At this level, you can do further analysis and implement features like notifications and alarms, automated condition-based recommendations for troubleshooting and automated reporting. You can also deliver data and visuals in dashboards, which are helpful for remotely monitoring your equipment, checking where anomalies are, and determining the remaining useful life (RUL) of your test system and components. Infrastructure at this level enables you to focus on the data you need and gives you better control of plant and dispatch maintenance teams in a targeted way. 

What to Do Next

A proactive asset optimization is not an easy task to start, but it is well worth the effort—and you don’t have to do it alone. NI is recognized as an expert that can support you in this challenge, from collecting to storing and analyzing test data and converting it into a powerful tool that adds value back to your organization—across the entire product lifecycle, from design to validation and production.

Proactive maintenance can be compared to health care for your test assets, where it is relevant to effectively reduce waste and run an efficient strategy. And investing in proactive maintenance is very low when compared to the cost of an unplanned breakdown.

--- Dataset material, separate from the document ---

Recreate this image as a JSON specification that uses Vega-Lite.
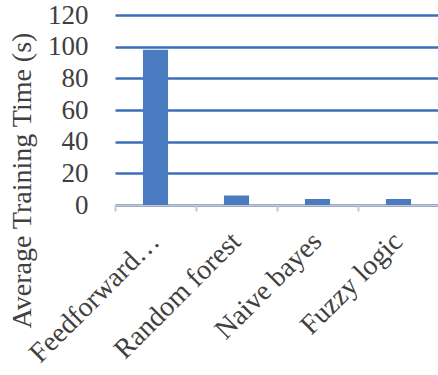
{
  "$schema": "https://vega.github.io/schema/vega-lite/v6.json",
  "autosize": "none",
  "padding": {"left": 115, "top": 15, "right": 0, "bottom": 170},
  "width": 324,
  "height": 190,
  "background": "white",
  "data": {"values": [
    {"method": "Feedforward neural network", "time": 98},
    {"method": "Random forest", "time": 6},
    {"method": "Naive bayes", "time": 3.8},
    {"method": "Fuzzy logic", "time": 3.8}
  ]},
  "mark": {"type": "bar", "color": "#4A7BC0", "width": {"band": 0.31}},
  "encoding": {
    "x": {
      "field": "method", "type": "nominal", "sort": null,
      "scale": {"paddingInner": 0, "paddingOuter": 0},
      "axis": {
        "title": null,
        "bandPosition": 0,
        "labelAngle": -45,
        "labelAlign": "right",
        "labelBaseline": "middle",
        "labelFont": "Liberation Serif",
        "labelFontSize": 28,
        "labelColor": "#404040",
        "labelPadding": 26,
        "labelOffset": 0,
        "labelLimit": 300,
        "labelExpr": "datum.label == 'Feedforward neural network' ? 'Feedforward…' : datum.label",
        "domainColor": "#C8C8C8",
        "domainWidth": 2,
        "tickColor": "#C8C8C8",
        "tickWidth": 2,
        "tickSize": 6,
        "grid": false
      }
    },
    "y": {
      "field": "time", "type": "quantitative",
      "scale": {"domain": [0, 120], "nice": false},
      "axis": {
        "values": [0, 20, 40, 60, 80, 100, 120],
        "title": "Average Training Time (s)",
        "titleFont": "Liberation Serif",
        "titleFontSize": 28,
        "titleFontWeight": "normal",
        "titleColor": "#404040",
        "titleAnchor": "middle",
        "titleAlign": "center",
        "titleAngle": -90,
        "titleBaseline": "middle",
        "titleX": -93,
        "titleY": 165,
        "labelFont": "Liberation Serif",
        "labelFontSize": 27,
        "labelColor": "#404040",
        "labelPadding": 27,
        "domain": false,
        "ticks": false,
        "gridColor": "#3D6CB8",
        "gridWidth": 2.5
      }
    }
  },
  "config": {"view": {"stroke": null}}
}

Today you can plan an efficient maintenance strategy, keeping your assets up and running, saving costs, and creating competitive advantages. An asset optimization strategy can return results in as little as 30 days by reducing:  

  • Maintenance costs by 25–30 percent
  • Equipment breakdowns by 70–75 percent
  • Downtime by 35–45 percent

The survey results represented here are based on 813 responses collected from Gartner’s ITScore for Data and Analytics from October 2017 through June 2018.